Я постарался зафиксировать несколько явных признаков поэтики Бродского, сумма которых, некий "джентльменский набор" приемов, очень часто используется его невольными и явными подражателями (условно назовем их "иосифлянами"). Подчеркну сразу два момента. Первый: не все отмечаемые здесь приемы "придуманы" Бродским, просто они чрезвычайно для него характерны, индивидуальны, составляют "фирменные" особенности его поэтики. Второй: количество приемов-пазлов, как правило, у подражателей значительно меньше, чем у самого нобелевского лауреата.

В начале 90-х мне приходилось читать много стихотворений студентов Литературного института. Собственно, тогда и возникла идея как-то упорядочить впечатления от слишком похожих в массе своей подражаний. Затем я обнаружил, что и маститые, известные авторы не свободны от влияния нобелевского лауреата. Но начну со студенческих текстов. Начинающим авторам, казалось бы, учиться и подражать, проникаться всяческими веяниями сам Бог велел. Заочница Ольга Голипад:

      ... Лучше сразу решить, что тебя никогда не увижу
      больше. Время лишилось опоры, сейчас опрокинется всею
      беспробудною тяжестью, рухнет, давя и корежа.
      И от страха и боли обнимаю сильнее, не смею
      даже пошевельнуться...
      (Цитируется по рукописи)

Мне явно послышался тут Бродский, а кому-то, возможно, нет. Лексика, по крайней мере, значительно беднее, и интонация тревоги явно не характерна для Бродского. Пока особо не настаиваю на сходстве. Вот текст еще одного литинститутского ваганта, Андрея Ширяева:

      Эпопея окончена. Юг провалился в снега
      до курчавой макушки. Он видел: война на подходе,
      но молчал или тихо смеялся. Его пустельга
      разучилась охотиться, дура. В дубовом комоде
      завелись насекомые с крыльями...
      (Цитируется по рукописи)

Обратим внимание на внешний, довольно внятный признак: на длинные дольники с постоянными переносами, и на некий "военно-римский" ритм. Для подкрепления впечатления - стихи Марины Ровнер:

      Вбивая торжественный гексаметрический ритм
      в булыжник, и солнце размазав по впадинам лезвий,
      текут... Это жадными, грязными порами Рим
      вбирает своих легионов живое железо.
      ("Арион" №4, 1996)

Теперь к стихам питомцев Литинститута добавлю тексты педагога этого вуза Олеси Николаевой:

      Сколько заплаканных хризантем, растрепанных фраз!
      Полюбите меня за то, что смертна, - любой из вас,
      затаивая дыхание, к той же прислоняется дверце...
      ...............................................................
      Юродивая у оградки. Военный на костыле.
      Татуированные могильщики копошатся в земле.
      Ржавые тучки наталкиваются друг на друга,
      гонимы к востоку...
      ("Знамя", 1989, № 3).

Еще пример из той же подборки О. Николаевой в "Знамени":

      Здесь все съедят - и жир, и маринад,
      и гуталин.
                Здесь принято гордиться
      рудою в шахтах и пространством над,
      где сотня Франций может уместиться.
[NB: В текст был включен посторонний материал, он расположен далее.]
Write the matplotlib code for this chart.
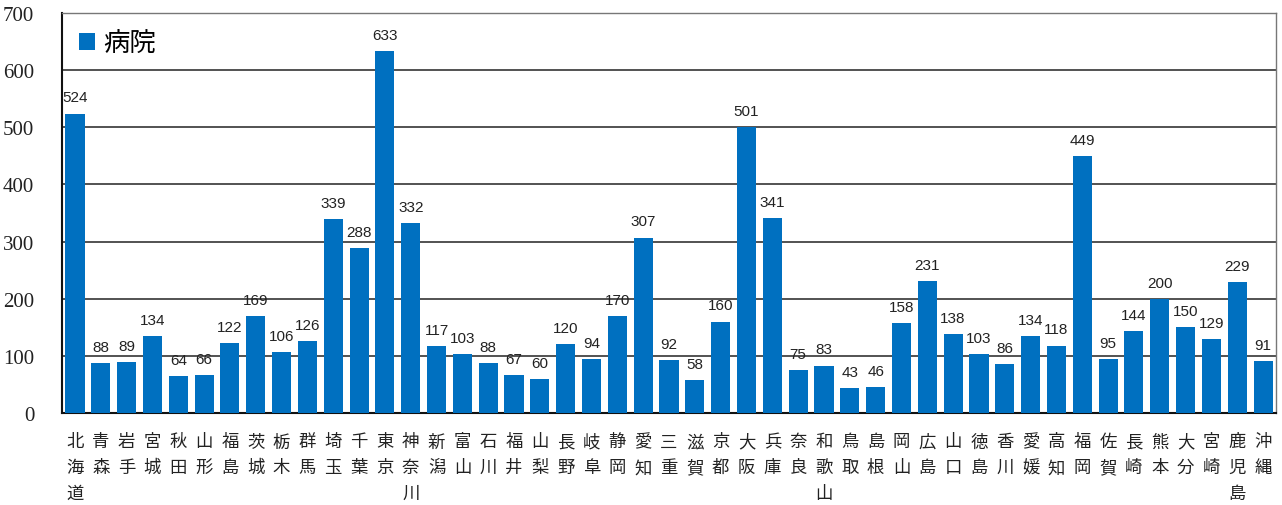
import matplotlib
matplotlib.use("Agg")
import matplotlib.pyplot as plt
import numpy as np

plt.rcParams['font.family'] = ['Noto Sans CJK JP', 'DejaVu Sans']

prefectures = ["北海道", "青森", "岩手", "宮城", "秋田", "山形", "福島", "茨城", "栃木", "群馬",
               "埼玉", "千葉", "東京", "神奈川", "新潟", "富山", "石川", "福井", "山梨", "長野",
               "岐阜", "静岡", "愛知", "三重", "滋賀", "京都", "大阪", "兵庫", "奈良", "和歌山",
               "鳥取", "島根", "岡山", "広島", "山口", "徳島", "香川", "愛媛", "高知", "福岡",
               "佐賀", "長崎", "熊本", "大分", "宮崎", "鹿児島", "沖縄"]
hospitals = [524, 88, 89, 134, 64, 66, 122, 169, 106, 126,
             339, 288, 633, 332, 117, 103, 88, 67, 60, 120,
             94, 170, 307, 92, 58, 160, 501, 341, 75, 83,
             43, 46, 158, 231, 138, 103, 86, 134, 118, 449,
             95, 144, 200, 150, 129, 229, 91]
yticks = [0, 100, 200, 300, 400, 500, 600, 700]

fig = plt.figure(figsize=(12.82, 5.06), dpi=100)
ax = fig.add_axes([0.0484, 0.1818, 0.9469, 0.7905])

x = np.arange(len(prefectures))
bars = ax.bar(x, hospitals, width=0.74, color='#0070C0', label='病院', zorder=3)
for xi, v in zip(x, hospitals):
    ax.text(xi, v + 16, str(v), ha='center', va='bottom', fontsize=11,
            family=['Liberation Sans'], weight='medium', color='#222222', zorder=4)

ax.set_xlim(-0.5, len(prefectures) - 0.5)
ax.set_ylim(0, 700)
ax.set_yticks(yticks)
ax.set_yticklabels([str(t) for t in yticks], family=['Liberation Serif'], fontsize=15, color='#222222')
ax.tick_params(axis='y', length=0, pad=20)
ax.set_xticks(x)
ax.set_xticklabels(['\n'.join(p) for p in prefectures], fontsize=12.5, linespacing=1.55, va='top', color='#222222')
ax.tick_params(axis='x', length=0, pad=14)
ax.grid(axis='y', color='#444444', linewidth=1.3, zorder=1)
for s in ['top', 'right']:
    ax.spines[s].set_color('#777777')
    ax.spines[s].set_linewidth(1.0)
for s in ['left', 'bottom']:
    ax.spines[s].set_color('#111111')
    ax.spines[s].set_linewidth(1.5)

leg = ax.legend(loc='upper left', frameon=False, fontsize=19, handlelength=0.6, handleheight=0.6,
                handletextpad=0.3, borderaxespad=0.25, bbox_to_anchor=(0.0, 1.0))

fig.savefig('out.png', dpi=100)
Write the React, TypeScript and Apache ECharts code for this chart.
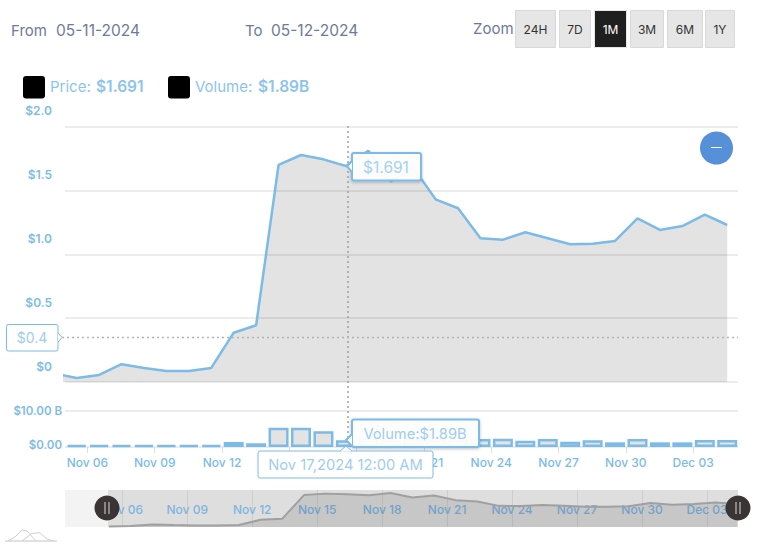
import React, { useEffect, useRef } from "react";
import * as echarts from "echarts";

const days = [4.52, 5.52, 6.52, 7.52, 8.52, 9.52, 10.52, 11.52, 12.52, 13.52, 14.52, 15.52, 16.52, 17.52, 18.52, 19.52, 20.52, 21.52, 22.52, 23.52, 24.52, 25.52, 26.52, 27.52, 28.52, 29.52, 30.52, 31.52, 32.52, 33.52, 34.52];
const price = [0.067, 0.031, 0.055, 0.139, 0.11, 0.086, 0.086, 0.11, 0.386, 0.444, 1.699, 1.777, 1.743, 1.691, 1.81, 1.57, 1.68, 1.43, 1.36, 1.125, 1.114, 1.172, 1.125, 1.078, 1.083, 1.104, 1.281, 1.19, 1.221, 1.31, 1.229];
const volumeDays = days.slice(1);
const volume = [0.5, 0.5, 0.55, 0.5, 0.5, 0.5, 0.5, 1.39, 1.03, 5.36, 5.36, 4.36, 1.89, 2.6, 2.1, 2.3, 2.1, 2.0, 2.2, 2.3, 1.75, 2.2, 1.47, 1.86, 1.3, 2.2, 1.3, 1.3, 1.94, 1.94];
const navDays = days.slice(1).map((d) => +(d - 0.13).toFixed(2));
const navPrice = price.slice(1);
const tickDays = [6, 9, 12, 15, 18, 21, 24, 27, 30, 33];
const mainLabelDays = [6, 9, 12, 21, 24, 27, 30, 33];
const tickLabels: Record<number, string> = { 6: "Nov 06", 9: "Nov 09", 12: "Nov 12", 15: "Nov 15", 18: "Nov 18", 21: "Nov 21", 24: "Nov 24", 27: "Nov 27", 30: "Nov 30", 33: "Dec 03" };
const priceTicks = [0, 0.5, 1, 1.5, 2];
const zoomButtons = [
  { t: "24H", x: 515, w: 40 },
  { t: "7D", x: 559, w: 31 },
  { t: "1M", x: 594, w: 32, on: true },
  { t: "3M", x: 630, w: 33 },
  { t: "6M", x: 667, w: 35 },
  { t: "1Y", x: 705, w: 29 },
];

const FONT = "Inter, 'Noto Sans', sans-serif";
const BLUE = "#7cbbe8";
const SLATE = "#6e7a99";
const GRID = "#e6e6e6";

const txt = (x: number, y: number, text: string, fill: string, fontSize: number, extra: any = {}) => ({
  type: "text",
  x,
  y,
  z: 100,
  silent: true,
  style: { text, fill, fontSize, fontFamily: FONT, textAlign: "left", textVerticalAlign: "middle", ...extra },
});

const box = (x: number, y: number, w: number, h: number, lineWidth: number, shadow: boolean, fill = "rgba(255,255,255,0.94)") => ({
  type: "rect",
  z: 100,
  silent: true,
  shape: { x, y, width: w, height: h, r: 2 },
  style: {
    fill,
    stroke: BLUE,
    lineWidth,
    ...(shadow ? { shadowBlur: 3, shadowColor: "rgba(0,0,0,0.25)", shadowOffsetY: 1 } : {}),
  },
});

const arrow = (pts: number[][]) => ({
  type: "polygon",
  z: 101,
  silent: true,
  shape: { points: pts },
  style: { fill: "#ffffff", stroke: BLUE, lineWidth: 0 },
});
const arrowLine = (pts: number[][], w = 2) => ({
  type: "polyline",
  z: 102,
  silent: true,
  shape: { points: pts },
  style: { fill: "none", stroke: BLUE, lineWidth: w },
});

const handle = (cx: number) => ({
  type: "group",
  z: 110,
  silent: true,
  children: [
    { type: "circle", z: 110, shape: { cx, cy: 508, r: 12.5 }, style: { fill: "#3a3434" } },
    { type: "line", z: 111, shape: { x1: cx - 2, y1: 502, x2: cx - 2, y2: 514 }, style: { stroke: "#d8d8d8", lineWidth: 1 } },
    { type: "line", z: 111, shape: { x1: cx + 2, y1: 502, x2: cx + 2, y2: 514 }, style: { stroke: "#d8d8d8", lineWidth: 1 } },
  ],
});

export default function App() {
  const ref = useRef<HTMLDivElement>(null);
  useEffect(() => {
    const chart = echarts.init(ref.current!, undefined, { renderer: "svg" });
    const graphicEls: any[] = [
      txt(11, 30, "From", SLATE, 15),
      txt(56, 30, "05-11-2024", SLATE, 15.5),
      txt(245, 30, "To", SLATE, 15),
      txt(271, 30, "05-12-2024", SLATE, 15.5),
      txt(473, 28, "Zoom", SLATE, 15),
      ...zoomButtons.flatMap((b) => [
        { type: "rect", z: 100, silent: true, shape: { x: b.x + 0.5, y: 10.5, width: b.w, height: 37 }, style: { fill: b.on ? "#1f1f1f" : "#e6e6e6", stroke: b.on ? "#e6e6e6" : "#d9d9d9", lineWidth: 1 } },
        txt(b.x + b.w / 2 + 0.5, 29.5, b.t, b.on ? "#ffffff" : "#333333", 12, { textAlign: "center" }),
      ]),
      { type: "rect", z: 100, silent: true, shape: { x: 23, y: 76, width: 22, height: 22.5, r: 3 }, style: { fill: "#000000" } },
      { type: "rect", z: 100, silent: true, shape: { x: 168, y: 76, width: 22, height: 22.5, r: 3 }, style: { fill: "#000000" } },
      txt(50, 86.5, "Price:", "#8cc4ec", 15),
      txt(96, 86.5, "$1.691", "#8cc4ec", 15.5, { fontWeight: 600 }),
      txt(195, 86.5, "Volume:", "#8cc4ec", 15),
      txt(258, 86.5, "$1.89B", "#8cc4ec", 15.5, { fontWeight: 600 }),
      { type: "circle", z: 100, silent: true, shape: { cx: 716.5, cy: 148, r: 16.5 }, style: { fill: "#5590d8" } },
      { type: "line", z: 101, silent: true, shape: { x1: 711, y1: 147.5, x2: 722, y2: 147.5 }, style: { stroke: "#ffffff", lineWidth: 1 } },
      // crosshair
      { type: "line", z: 50, silent: true, shape: { x1: 348, y1: 126, x2: 348, y2: 446 }, style: { stroke: "#a0a0a0", lineWidth: 1.5, lineDash: [2, 3] } },
      { type: "line", z: 50, silent: true, shape: { x1: 62, y1: 337.5, x2: 738, y2: 337.5 }, style: { stroke: "#b4b4b4", lineWidth: 1.5, lineDash: [2, 3] } },
      // price tooltip
      box(352, 153, 69, 27.5, 2, true),
      arrow([[347, 166.5], [352, 161], [352, 172]]),
      arrowLine([[352, 161], [347, 166.5], [352, 172]]),
      txt(386, 167, "$1.691", "#a5d2f0", 15.5, { textAlign: "center" }),
      // volume tooltip
      box(352, 419.5, 127, 27.5, 2, true),
      arrow([[346, 440], [352, 434], [352, 446]]),
      arrowLine([[352, 434], [346, 440], [352, 446]]),
      txt(415, 433.5, "Volume:$1.89B", "#9fcdee", 14.7, { textAlign: "center" }),
      // date tooltip
      box(258, 451, 175, 27, 1, false, "#ffffff"),
      arrow([[340, 451.5], [346, 446], [352, 451.5]]),
      arrowLine([[340, 451], [346, 446], [352, 451]], 1),
      txt(345.5, 464.5, "Nov 17,2024 12:00 AM", "#9fcdee", 14.7, { textAlign: "center" }),
      // y-value tooltip
      box(6.5, 324.5, 51.5, 26.5, 1, false, "#ffffff"),
      arrow([[62, 337.5], [58, 333], [58, 342]]),
      arrowLine([[58, 333], [62, 337.5], [58, 342]], 1),
      txt(32, 337.5, "$0.4", "#9fcdee", 14, { textAlign: "center" }),
      // navigator backdrop
      { type: "rect", z: -10, silent: true, shape: { x: 65, y: 490, width: 43, height: 37 }, style: { fill: "#f3f3f3" } },
      { type: "rect", z: -10, silent: true, shape: { x: 108, y: 490, width: 630, height: 37 }, style: { fill: "#dedede" } },
      handle(107),
      handle(738),
      // corner logo
      { type: "line", z: 100, silent: true, shape: { x1: 5, y1: 541, x2: 57, y2: 541 }, style: { stroke: "#c4c4c4", lineWidth: 1 } },
      { type: "polyline", z: 100, silent: true, shape: { points: [[8, 541], [15, 537], [22, 530], [27, 531], [36, 541]] }, style: { fill: "none", stroke: "#cfcfcf", lineWidth: 1 } },
      { type: "polyline", z: 100, silent: true, shape: { points: [[22, 541], [31, 534], [35, 533], [40, 533], [47, 539], [53, 541]] }, style: { fill: "none", stroke: "#cfcfcf", lineWidth: 1 } },
    ];

    chart.setOption({
      animation: false,
      textStyle: { fontFamily: FONT },
      grid: [
        { left: 65, top: 126.5, width: 673, height: 255.5 },
        { left: 65, top: 411, width: 673, height: 36 },
        { left: 65, top: 490, width: 673, height: 37 },
      ],
      xAxis: [
        { gridIndex: 0, type: "value", min: 5, max: 35, axisLine: { show: false }, axisTick: { show: false }, axisLabel: { show: false }, splitLine: { show: false } },
        {
          gridIndex: 1, type: "value", min: 5, max: 35,
          axisLine: { show: false },
          axisTick: { show: true, length: 6, lineStyle: { color: "#dddddd" }, customValues: tickDays },
          axisLabel: { customValues: mainLabelDays, formatter: (v: number) => tickLabels[v] ?? "", color: BLUE, fontSize: 12, fontWeight: 500, margin: 9, fontFamily: FONT, hideOverlap: false },
          splitLine: { show: false },
        },
        {
          gridIndex: 2, type: "value", min: 3.355, max: 34.43,
          axisLine: { show: false },
          axisTick: { show: false, customValues: tickDays },
          axisLabel: { customValues: tickDays, formatter: (v: number) => tickLabels[v] ?? "", color: "#7fb5e0", fontSize: 12, fontWeight: 500, margin: -24, fontFamily: FONT, hideOverlap: false },
          splitLine: { show: true, lineStyle: { color: "rgba(0,0,0,0.07)", width: 1 } },
        },
      ],
      yAxis: [
        {
          gridIndex: 0, type: "value", min: 0, max: 2, interval: 0.5,
          axisLine: { show: false }, axisTick: { show: false },
          axisLabel: { color: BLUE, fontSize: 12, fontWeight: 600, margin: 13, verticalAlign: "bottom", padding: [0, 0, 10, 0], fontFamily: FONT, formatter: (v: number) => (v === 0 ? "$0" : `$${v.toFixed(1)}`), customValues: priceTicks },
          splitLine: { lineStyle: { color: GRID, width: 1.5 } },
        },
        {
          gridIndex: 1, type: "value", min: 0, max: 10, interval: 10,
          axisLine: { show: false }, axisTick: { show: false },
          axisLabel: {
            color: BLUE, fontSize: 11.5, fontWeight: 600, margin: 3, fontFamily: FONT,
            formatter: (v: number) => (v === 0 ? "{z|$0.00}" : `$${v.toFixed(2)} B`),
            rich: { z: { color: BLUE, fontSize: 11.5, fontWeight: 600, fontFamily: FONT, padding: [0, 0, 4, 0] } },
          },
          splitLine: { lineStyle: { color: GRID, width: 1.5 } },
        },
        { gridIndex: 2, type: "value", min: 0, max: 1.97, axisLine: { show: false }, axisTick: { show: false }, axisLabel: { show: false }, splitLine: { show: false } },
      ],
      series: [
        {
          name: "Price", type: "line", xAxisIndex: 0, yAxisIndex: 0, clip: true, symbol: "none",
          data: days.map((d, i) => [d, price[i]]),
          lineStyle: { color: BLUE, width: 2.5 },
          areaStyle: { color: "rgba(0,0,0,0.11)", opacity: 1 },
        },
        {
          name: "Volume", type: "bar", xAxisIndex: 1, yAxisIndex: 1, barWidth: 20,
          data: volumeDays.map((d, i) => [d, volume[i]]),
          itemStyle: { color: "#e3e3e3", borderColor: BLUE, borderWidth: 2.5 },
        },
        {
          name: "Navigator", type: "line", xAxisIndex: 2, yAxisIndex: 2, clip: true, symbol: "none",
          data: navDays.map((d, i) => [d, navPrice[i]]),
          lineStyle: { color: "#a0a0a0", width: 2 },
          areaStyle: { color: "rgba(0,0,0,0.1)", opacity: 1 },
        },
      ],
      graphic: graphicEls,
    });
    return () => chart.dispose();
  }, []);
  return <div ref={ref} style={{ position: "absolute", left: 0, top: 0, width: 760, height: 548 }} />;
}
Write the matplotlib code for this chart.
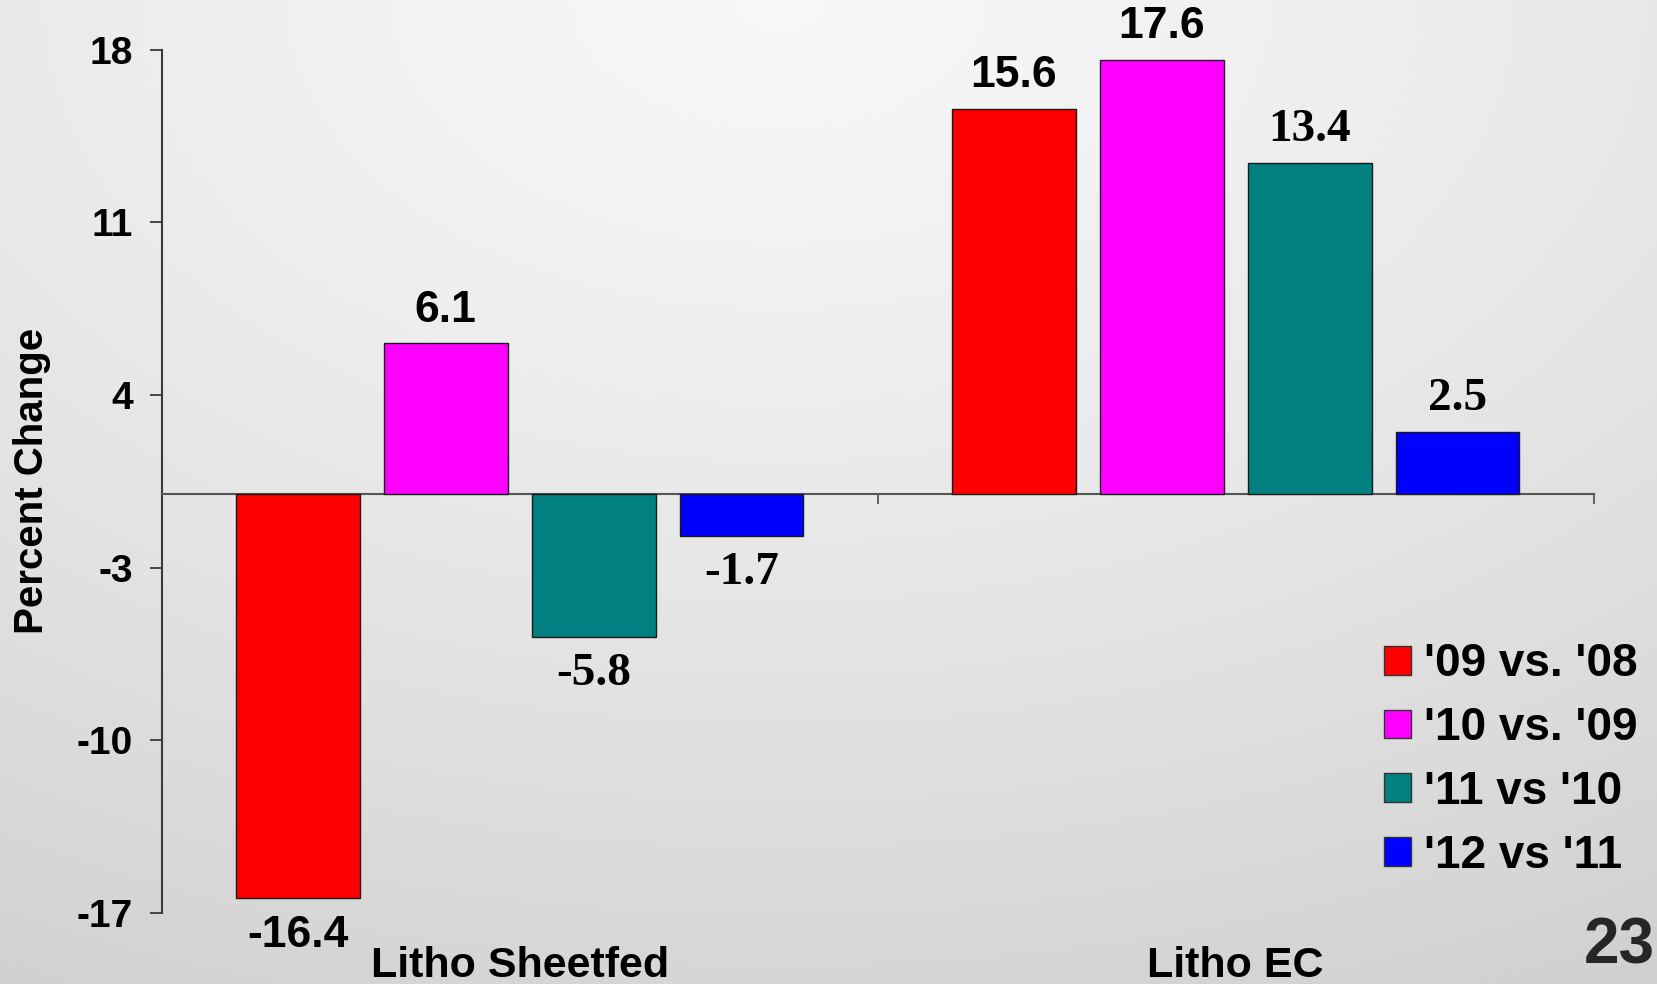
import numpy as np
import matplotlib
matplotlib.use("Agg")
import matplotlib.pyplot as plt
from matplotlib.patches import Patch
import matplotlib.transforms as mtransforms

# ---- data ----
categories = ["Litho Sheetfed", "Litho EC"]
series_names = ["'09 vs. '08", "'10 vs. '09", "'11 vs '10", "'12 vs '11"]
series_colors = ["#ff0000", "#ff00ff", "#008080", "#0000ff"]
values_0908 = [-16.4, 15.6]
values_1009 = [6.1, 17.6]
values_1110 = [-5.8, 13.4]
values_1211 = [-1.7, 2.5]
yticks = [-17, -10, -3, 4, 11, 18]
ylabel = "Percent Change"
page_number = "23"

series_values = [values_0908, values_1009, values_1110, values_1211]
# label font per bar (sans = Arial-like, serif = Times-like), as seen in the picture
label_serif = [[False, False], [False, False], [True, True], [True, True]]

W, H, DPI = 1657, 984, 100
fig = plt.figure(figsize=(W / DPI, H / DPI), dpi=DPI)

# background: soft light-gray gradient, brightest at top centre
bg = fig.add_axes([0, 0, 1, 1], zorder=-10)
yy, xx = np.mgrid[0:1:200j, 0:1:340j]
d = np.sqrt(((xx - 0.47) / 0.95) ** 2 + (yy / 1.0) ** 2)
lum = 0.97 - 0.13 * np.clip(d, 0, 1.3) ** 1.3
img = np.dstack([lum, lum, lum])
bg.imshow(img, aspect="auto", extent=[0, 1, 1, 0], interpolation="bilinear")
bg.set_axis_off()

left, right = 161.7 / W, 1593.7 / W
bottom, top = (H - 913.0) / H, (H - 49.7) / H
ax = fig.add_axes([left, bottom, right - left, top - bottom])
ax.patch.set_alpha(0)

x = np.arange(len(categories))
step = 140 / 677.5
width = 117 / 677.5
offsets = (np.arange(len(series_names)) - 1.5) * step

sans = "Liberation Sans"
serif = "Liberation Serif"
for i, (name, vals, col) in enumerate(zip(series_names, series_values, series_colors)):
    bars = ax.bar(x + offsets[i], vals, width, color=col, edgecolor="#1a1a1a",
                  linewidth=1.0, label=name, zorder=3)
    for j, (b, v) in enumerate(zip(bars, vals)):
        is_serif = label_serif[i][j]
        fam = serif if is_serif else sans
        fs = 34 if is_serif else 32
        cx = b.get_x() + b.get_width() / 2
        if v >= 0:
            ax.annotate(f"{v:g}", (cx, v), xytext=(0, 9), textcoords="offset points",
                        ha="center", va="bottom", fontsize=fs, fontweight="bold",
                        family=fam, color="black", clip_on=False)
        else:
            ax.annotate(f"{v:g}", (cx, v), xytext=(0, -12), textcoords="offset points",
                        ha="center", va="top", fontsize=fs, fontweight="bold",
                        family=fam, color="black", clip_on=False)

ax.set_xlim(-0.5, 1.5)
ax.set_ylim(-17, 18)

# spines
axis_col = "#3a3a3a"
for s in ["top", "right"]:
    ax.spines[s].set_visible(False)
ax.spines["bottom"].set_position(("data", 0))
ax.spines["bottom"].set_color("#555555")
ax.spines["bottom"].set_linewidth(1.5)
ax.spines["left"].set_color(axis_col)
ax.spines["left"].set_linewidth(1.5)

ax.set_yticks(yticks)
ax.set_yticklabels([str(t) for t in yticks], fontsize=28, fontweight="bold", family=sans)
ax.tick_params(axis="y", direction="out", length=8.6, width=1.3, color=axis_col, pad=12)

ax.set_xticks([0.5, 1.5])
ax.set_xticklabels(["", ""])
ax.tick_params(axis="x", direction="out", length=7, width=1.3, color="#555555")

# category labels near the bottom of the figure
trans = mtransforms.blended_transform_factory(ax.transData, fig.transFigure)
for xi, cat in zip(x, categories):
    ax.text(xi, (H - 966) / H, cat, transform=trans, ha="center", va="center",
            fontsize=31, fontweight="bold", family=sans, color="black", clip_on=False)

# y label
fig.text(32 / W, (H - 481) / H, ylabel, rotation=90, ha="center", va="center",
         fontsize=29, fontweight="bold", family=sans, color="black")

# legend
handles = [Patch(facecolor=c, edgecolor="#333333", linewidth=1.0) for c in series_colors]
leg = fig.legend(handles, series_names, loc="center left",
                 bbox_to_anchor=(1384 / W, (H - 760) / H), frameon=False,
                 prop={"family": sans, "weight": "bold", "size": 33},
                 handlelength=0.58, handleheight=0.58, handletextpad=0.3,
                 labelspacing=0.43, borderpad=0, borderaxespad=0)

# page number
fig.text(1655 / W, (H - 946) / H, page_number, ha="right", va="center",
         fontsize=46, fontweight="bold", color="#262626", family=sans)

fig.savefig("out.png", dpi=DPI)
Без труда можно припомнить нечто похожее даже по теме:

      Этот край недвижим. Представляя объем валовой
      Чугуна и свинца, обалделой тряхнешь головой...
      (И. Бродский. "Назидание", М., "СМАРТ", 1990).

Далее постараюсь конспективно дать характеристику наиболее "имитабельных" черт поэтики нобелевского лауреата. Чтобы потом, имея в виду сказанное, мы могли бы снова взглянуть на приводимые цитаты сквозь "бродские очки" и оценить степень подражания.

Не все стихи Бродского написаны дольником. Но те, кто попадает под "магнетизм" его стихотворений, нередко соблазняются этим размером и узнаются прежде всего по нему - длинному, 5-6-7-иктному "черепашьему" размеру, который действительно производит впечатление некоей упадочной римскости, что ли, "имперскости" слога. Это столь же характерный признак стиля Бродского, как, скажем, акцентный стих Маяковского, построенный "лесенкой". Отметим, что весьма похожий же длинный "имперский" дольник -- иногда встречался и ранее у таких разных поэтов, как Михаил Кузмин ("Александрийские песни", "Русская революция" Даниил Андреев, Велемир Хлебников ("Величаво пойдем к войне-великанше"), Константин Симонов и др.

То, что Бродский неравнодушен к культурному контексту Древнего Рима, общеизвестно. Показательны не только его "Письма римскому другу" и пьеса "Мрамор", но и названия работ о Бродском П. Вайля и А. Гениса "От мира к Риму" или А. Арьева "Из Рима в Рим"...

Возможно, что такой поэтический размер как-то соотносится с архетипом "Москва - Третий Рим", и с пониманием России (Советского Союза) как империи времен упадка.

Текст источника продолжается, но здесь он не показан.